Emeritus pastoor Mensink erekapelaan van de paus
Aan het einde van de Eucharistieviering waarin pastoor A.M.J. Mensink zijn gouden priesterjubileum vierde, maakte mgr. dr. W.J. Eijk zondag 19 juli bekend dat de jubilaris is benoemd tot erekapelaan van de paus. In de Utrechtse Gerardus Majellakerk overhandigde de aartsbisschop van Utrecht de pauselijke brief met de benoeming aan pastoor Mensink. Ook ontving deze alvast een paarse sjerp: als erekapelaan van de paus mag hij voortaan ‘klein paars’ dragen. Bovendien mag hij zich nu ‘monseigneur’ noemen.
De titel erekapelaan van de paus geldt als een kerkelijke onderscheiding. Deze kan worden toegekend aan priesters die zich op een bijzondere manier verdienstelijk hebben gemaakt. Een erekapelaan van de paus mag bij voorkomende gelegenheden ‘klein paars’ dragen: een zwarte toog met paarse zoom en een paarse sjerp, maar zonder borstkruis en ring. Mgr. Eijk kon zondag de sjerp alvast overhandigen aan monseigneur Mensink; de nieuwe soutane zal hem nog aangemeten worden.

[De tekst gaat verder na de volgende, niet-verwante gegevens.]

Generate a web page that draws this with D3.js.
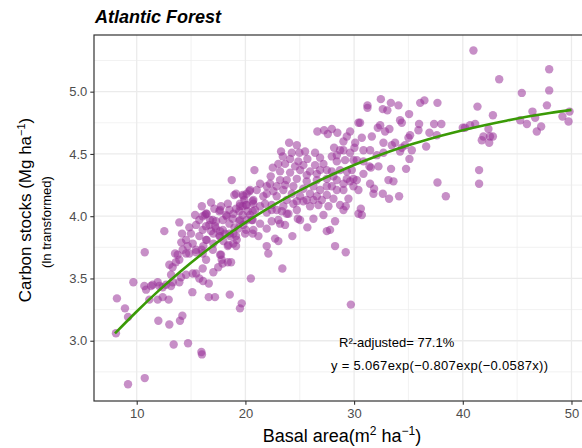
<!DOCTYPE html>
<html>
<head>
<meta charset="utf-8">
<script src="https://cdn.jsdelivr.net/npm/d3@7"></script>
<style>
  body { margin: 0; background: #fff; }
  text { font-family: Arial, "Liberation Sans", sans-serif; }
</style>
</head>
<body>
<div id="chart"></div>
<script>
// Plot data: basal area (m2/ha) vs ln carbon stocks
const points = [
  [8.09,3.06],[8.18,3.34],[8.92,3.26],[9.2,3.19],[9.69,3.47],[9.2,2.65],[10.74,2.70],[10.74,3.71],
  [11.99,3.16],[13.0,3.13],[13.4,2.97],[14.72,2.98],[15.95,2.91],[16.0,2.89],[13.98,3.16],[14.2,3.20],
  [15.12,3.39],[16.63,3.35],[17.2,3.35],[18.56,3.37],[19.66,3.30],[19.5,3.26],[20.5,3.50],[17.05,3.55],
  [16.63,3.46],[16.1,3.48],[10.7,3.44],[10.86,3.41],[11.32,3.44],[11.47,3.45],[11.93,3.47],[12.08,3.44],
  [12.39,3.43],[12.7,3.45],[13.16,3.44],[11.16,3.33],[11.93,3.33],[12.39,3.35],[12.94,3.33],
  [13.0,3.61],[13.3,3.59],[13.6,3.63],[13.92,3.65],[14.54,3.70],[14.84,3.70],[15.46,3.71],[16.07,3.70],
  [16.38,3.65],[16.07,3.58],[15.46,3.54],[15.15,3.54],[14.54,3.53],[14.08,3.51],[13.16,3.53],[13.32,3.47],
  [13.92,3.47],[17.9,3.62],[18.38,3.63],[18.68,3.63],[17.76,3.69],[13.53,3.70],[15.76,3.50],
  [12.54,3.88],[13.92,3.95],[14.17,3.86],[14.84,3.91],[15.37,4.01],[14.1,3.79],[16.84,4.11],[18.74,4.29],
  [18.98,4.17],[19.75,4.17],[20.37,4.20],[20.83,4.37],[16.38,4.02],[17.6,4.04],
  [14.54,3.81],[15.15,3.78],[15.76,3.84],[16.07,3.89],[16.68,3.93],[17.0,3.97],[17.3,3.90],[17.92,3.97],
  [18.22,4.01],[18.53,4.05],[19.14,4.06],[19.75,4.08],[20.2,4.04],[20.67,3.97],[19.44,3.96],[18.53,3.94],
  [17.6,3.84],[16.38,3.81],[17.0,3.73],[15.46,3.73],[19.14,3.84],[20.06,3.89],[20.67,3.86],[19.14,3.76],
  [18.38,3.76],[19.75,4.01],[19.14,4.18],[19.9,4.13],
  [26.62,4.68],[27.24,4.69],[27.95,4.70],[28.46,4.67],[27.58,4.66],[29.63,4.68],[30.4,4.75],[24.02,4.59],
  [24.73,4.57],[23.28,4.52],[24.27,4.51],[24.97,4.51],[25.49,4.52],[26.41,4.51],[29.02,4.60],[29.33,4.64],
  [30.1,4.59],[29.02,4.53],[28.41,4.49],[27.95,4.48],[26.87,4.47],[23.44,4.48],[23.03,4.42],[25.7,4.46],
  [24.87,4.44],[26.41,4.41],[27.18,4.42],[28.41,4.44],[29.17,4.45],[29.94,4.45],[22.52,4.39],[22.33,4.32],
  [23.19,4.36],[24.11,4.35],[25.03,4.37],[25.95,4.36],[26.87,4.37],[27.95,4.36],[28.71,4.37],[29.79,4.37],
  [29.33,4.30],[28.41,4.29],[27.49,4.30],[26.57,4.29],[25.64,4.28],[24.73,4.30],[23.8,4.29],[22.88,4.24],
  [21.96,4.24],[21.35,4.26],[20.43,4.21],[19.82,4.16],[19.5,4.10],[20.73,4.13],[21.65,4.16],[22.57,4.20],
  [23.49,4.21],[24.27,4.18],[25.03,4.16],[25.95,4.18],[26.87,4.21],[27.95,4.24],[29.02,4.21],[29.94,4.24],
  [29.48,4.14],[28.1,4.14],[27.03,4.13],[26.26,4.13],[28.71,4.09],[21.35,4.08],[22.42,4.09],
  [16.29,4.01],[23.4,3.58],[21.96,3.76],[22.11,3.70],[22.73,3.82],[23.03,3.80],[24.32,3.84],[25.7,3.91],
  [24.82,3.98],[27.18,4.01],[27.49,3.88],[27.79,3.89],[28.25,3.96],[28.25,3.76],[29.23,3.71],[29.7,3.29],
  [30.4,4.02],[27.64,4.08],[29.23,4.08],[29.02,4.05],[23.8,4.02],[23.19,3.94],[22.42,3.96],
  [17.67,3.69],[18.89,3.78],[19.97,3.86],[20.73,3.89],[21.2,3.84],[20.58,3.97],[19.5,3.97],[19.0,3.91],
  [17.67,3.84],[17.05,3.78],[16.13,3.76],[17.5,3.59],[17.82,3.65],
  [21.96,4.03],[22.88,4.05],[23.49,4.08],[24.41,4.10],[25.33,4.12],[21.35,3.94],[21.96,3.90],[23.03,3.97],
  [23.65,3.93],[23.96,4.02],
  [32.46,4.94],[33.38,4.91],[34.08,4.89],[31.23,4.89],[31.23,4.87],[32.64,4.86],[33.06,4.85],[36.08,4.91],
  [36.47,4.93],[37.67,4.91],[41.35,4.88],[35.06,4.82],[34.23,4.77],[34.39,4.75],[35.98,4.74],[37.36,4.74],
  [38.03,4.74],[30.55,4.75],[32.18,4.71],[32.85,4.68],[33.25,4.70],[35.92,4.69],[36.93,4.67],[37.61,4.65],
  [35.15,4.65],[35.0,4.63],[40.67,4.73],[41.14,4.74],[40.2,4.71],[30.71,4.63],[31.63,4.64],[28.16,4.55],
  [30.03,4.55],[30.86,4.53],[31.47,4.53],[32.7,4.59],[33.47,4.57],[33.77,4.59],[34.39,4.55],[34.69,4.57],
  [35.31,4.53],[36.63,4.56],[32.7,4.51],[32.09,4.49],[34.23,4.52],[35.09,4.46],[33.4,4.38],[34.78,4.38],
  [33.16,4.29],[33.62,4.28],[31.41,4.40],[31.54,4.39],[32.24,4.40],[30.86,4.44],[30.25,4.45],[29.63,4.51],
  [28.71,4.53],[30.86,4.34],[31.47,4.26],[37.67,4.27],[41.5,4.37],[32.4,4.73],
  [30.25,4.29],[29.63,4.28],[29.02,4.26],
  [40.98,5.33],[47.95,5.18],[43.35,5.10],[45.43,4.99],[47.95,5.01],[47.74,4.89],[42.77,4.81],[46.41,4.84],
  [46.66,4.79],[45.28,4.77],[45.9,4.74],[47.21,4.72],[46.81,4.68],[49.17,4.80],[49.82,4.84],[49.73,4.76],
  [40.0,4.71],[42.36,4.70],[41.9,4.64],[41.75,4.61],[42.5,4.64],[42.77,4.64],[42.43,4.59],
  [38.44,4.16],[34.14,4.16],[33.22,4.14],[32.64,4.18],[31.78,4.18],[31.84,4.22],[30.4,4.21],[30.62,4.06],
  [30.71,4.01],[41.5,4.26],
  // dense band, lower left part
  [15.99,4.08],[16.44,4.02],[16.75,3.97],[17.21,3.92],[17.67,3.88],[18.13,3.86],[18.58,3.84],[18.89,3.86],
  [19.35,3.90],[19.81,3.93],[20.12,3.97],[20.43,4.01],[20.89,4.05],[21.81,4.10],[18.89,4.02],[18.28,4.00],
  [17.67,4.05],[19.5,4.08],[20.12,4.09],[20.73,4.10],[17.05,3.86],[16.44,3.81],[15.98,3.73],[17.97,3.80],
  [18.43,3.77],[19.2,3.81],
  [15.46,3.93],[15.76,3.97],[14.99,3.86],[14.69,3.76],[14.23,3.73],[13.77,3.69],[16.38,3.92],[16.84,3.88],
  [17.3,3.96],[17.92,3.89],[18.53,3.86],[18.83,3.98],[19.44,4.04],[20.06,4.09],[20.67,4.12],[20.67,4.04],
  [18.38,4.10],[17.76,4.08],[17.14,4.06],[16.07,4.00],
  // dense band, middle part
  [20.12,4.18],[21.04,4.21],[21.96,4.18],[22.88,4.16],[23.8,4.13],[24.73,4.12],[23.19,4.29],[22.27,4.26],
  [23.65,4.25],[24.41,4.24],[25.33,4.22],[26.26,4.24],[25.64,4.33],[24.57,4.40],[25.33,4.41],[23.65,4.42],
  [24.11,4.46],[26.57,4.34],[27.49,4.37],[28.1,4.32],[29.33,4.36],[29.94,4.30],[27.49,4.24],[28.41,4.21],
  [26.57,4.16],[27.49,4.17],[25.64,4.13],
  [22.42,4.05],[23.35,4.04],[24.73,4.05],[25.95,4.08],[26.72,4.09],[25.03,3.97],[26.26,3.98]
];

// fitted curve y = 5.067exp(-0.807exp(-0.0587x)), read at these x
const fitX = [8, 10, 12, 14, 16, 18, 20, 22, 24, 26, 28, 30, 32, 34, 36, 38, 40, 42, 44, 46, 48, 50];
const fitY = [3.059, 3.235, 3.400, 3.554, 3.696, 3.828, 3.948, 4.059, 4.160, 4.252, 4.335, 4.411,
  4.479, 4.541, 4.596, 4.646, 4.691, 4.731, 4.767, 4.800, 4.829, 4.854];

const xTicks = [10, 20, 30, 40, 50];
const xMinor = [15, 25, 35, 45];
const yTicks = [3.0, 3.5, 4.0, 4.5, 5.0];
const yMinor = [2.75, 3.25, 3.75, 4.25, 4.75, 5.25];

const width = 582, height = 448;
const panel = { left: 94, right: 603, top: 35, bottom: 401 };

const svg = d3.select("#chart")
  .append("svg")
  .attr("width", width)
  .attr("height", height)
  .style("display", "block");

svg.append("rect").attr("width", width).attr("height", height).attr("fill", "#fff");

const x = d3.scaleLinear().domain([6.07, 52.9]).range([panel.left, panel.right]);
const y = d3.scaleLinear().domain([2.516, 5.455]).range([panel.bottom, panel.top]);

// grid
const grid = svg.append("g");
grid.selectAll(".xminor").data(xMinor).enter().append("line")
  .attr("x1", d => x(d)).attr("x2", d => x(d))
  .attr("y1", panel.top).attr("y2", panel.bottom)
  .attr("stroke", "#ededed").attr("stroke-width", 0.7);
grid.selectAll(".yminor").data(yMinor).enter().append("line")
  .attr("y1", d => y(d)).attr("y2", d => y(d))
  .attr("x1", panel.left).attr("x2", panel.right)
  .attr("stroke", "#ededed").attr("stroke-width", 0.7);
grid.selectAll(".xmajor").data(xTicks).enter().append("line")
  .attr("x1", d => x(d)).attr("x2", d => x(d))
  .attr("y1", panel.top).attr("y2", panel.bottom)
  .attr("stroke", "#ebebeb").attr("stroke-width", 1.3);
grid.selectAll(".ymajor").data(yTicks).enter().append("line")
  .attr("y1", d => y(d)).attr("y2", d => y(d))
  .attr("x1", panel.left).attr("x2", panel.right)
  .attr("stroke", "#ebebeb").attr("stroke-width", 1.3);

// points
svg.append("g").selectAll("circle")
  .data(points)
  .enter().append("circle")
  .attr("cx", d => x(d[0]))
  .attr("cy", d => y(d[1]))
  .attr("r", 4.2)
  .attr("fill", "#993399")
  .attr("opacity", 0.55);

// fitted curve
const line = d3.line()
  .x((d, i) => x(fitX[i]))
  .y(d => y(d))
  .curve(d3.curveMonotoneX);

svg.append("path")
  .datum(fitY)
  .attr("d", line)
  .attr("fill", "none")
  .attr("stroke", "#3a9a06")
  .attr("stroke-width", 2.6);

// panel border
svg.append("rect")
  .attr("x", panel.left).attr("y", panel.top)
  .attr("width", panel.right - panel.left)
  .attr("height", panel.bottom - panel.top)
  .attr("fill", "none")
  .attr("stroke", "#333")
  .attr("stroke-width", 1.2);

// axes
const xAxis = svg.append("g")
  .attr("transform", `translate(0, ${panel.bottom})`)
  .call(d3.axisBottom(x).tickValues(xTicks).tickSize(3.7).tickPadding(4).tickFormat(d3.format("d")));
const yAxis = svg.append("g")
  .attr("transform", `translate(${panel.left}, 0)`)
  .call(d3.axisLeft(y).tickValues(yTicks).tickSize(3.7).tickPadding(3).tickFormat(d3.format(".1f")));

[xAxis, yAxis].forEach(a => {
  a.select(".domain").remove();
  a.selectAll(".tick line").attr("stroke", "#333").attr("stroke-width", 1.1);
  a.selectAll(".tick text")
    .attr("fill", "#4d4d4d")
    .style("font-size", "13px")
    .style("font-family", "Arial, 'Liberation Sans', sans-serif");
});

// title
svg.append("text")
  .attr("x", 95).attr("y", 23)
  .style("font-size", "18px")
  .style("font-weight", "bold")
  .style("font-style", "italic")
  .text("Atlantic Forest");

// x axis title
const xt = svg.append("text")
  .attr("x", 342).attr("y", 442)
  .attr("text-anchor", "middle")
  .style("font-size", "18px");
xt.append("tspan").text("Basal area(m");
xt.append("tspan").attr("dy", -7).style("font-size", "12px").text("2");
xt.append("tspan").attr("dy", 7).text(" ha");
xt.append("tspan").attr("dy", -7).style("font-size", "12px").text("\u22121");
xt.append("tspan").attr("dy", 7).text(")");

// y axis title
const yt = svg.append("text")
  .attr("transform", "translate(31,210) rotate(-90)")
  .attr("text-anchor", "middle")
  .style("font-size", "17px");
yt.append("tspan").text("Carbon stocks (Mg ha");
yt.append("tspan").attr("dy", -6).style("font-size", "11px").text("\u22121");
yt.append("tspan").attr("dy", 6).text(")");

svg.append("text")
  .attr("transform", "translate(51,222) rotate(-90)")
  .attr("text-anchor", "middle")
  .style("font-size", "13px")
  .text("(ln transformed)");

// annotations
svg.append("text")
  .attr("x", 339).attr("y", 347)
  .style("font-size", "13px")
  .text("R\u00b2-adjusted= 77.1%");

svg.append("text")
  .attr("x", 331).attr("y", 370)
  .style("font-size", "13px")
  .attr("textLength", 217)
  .attr("lengthAdjust", "spacing")
  .text("y = 5.067exp(\u22120.807exp(\u22120.0587x))");
</script>
</body>
</html>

Eerste erekapelaan in lange tijd
Alphonsus Maria Joseph Mensink werd op 6 maart 1934 geboren in Denekamp. Na zijn priesterwijding op 19 juli 1959 was hij achtereenvolgens kapelaan te Terborg, vanaf september 1962 assistent te Driebergen-Rijsenburg en vanaf augustus 1967 kapelaan in de H. Gerardus Majella te Utrecht. Op 15 september 1974 volgde zijn benoeming tot pastoor van de parochie H. Gerardus Majella te Utrecht. Op 1 januari 2009 ging hij met emeritaat.
Monseigneur Mensink is de eerste priester van het Aartsbisdom Utrecht in lange tijd aan wie de eer te beurt valt benoemd te worden tot erekapelaan van de paus. Hij is bovendien momenteel de enige erekapelaan van dit bisdom.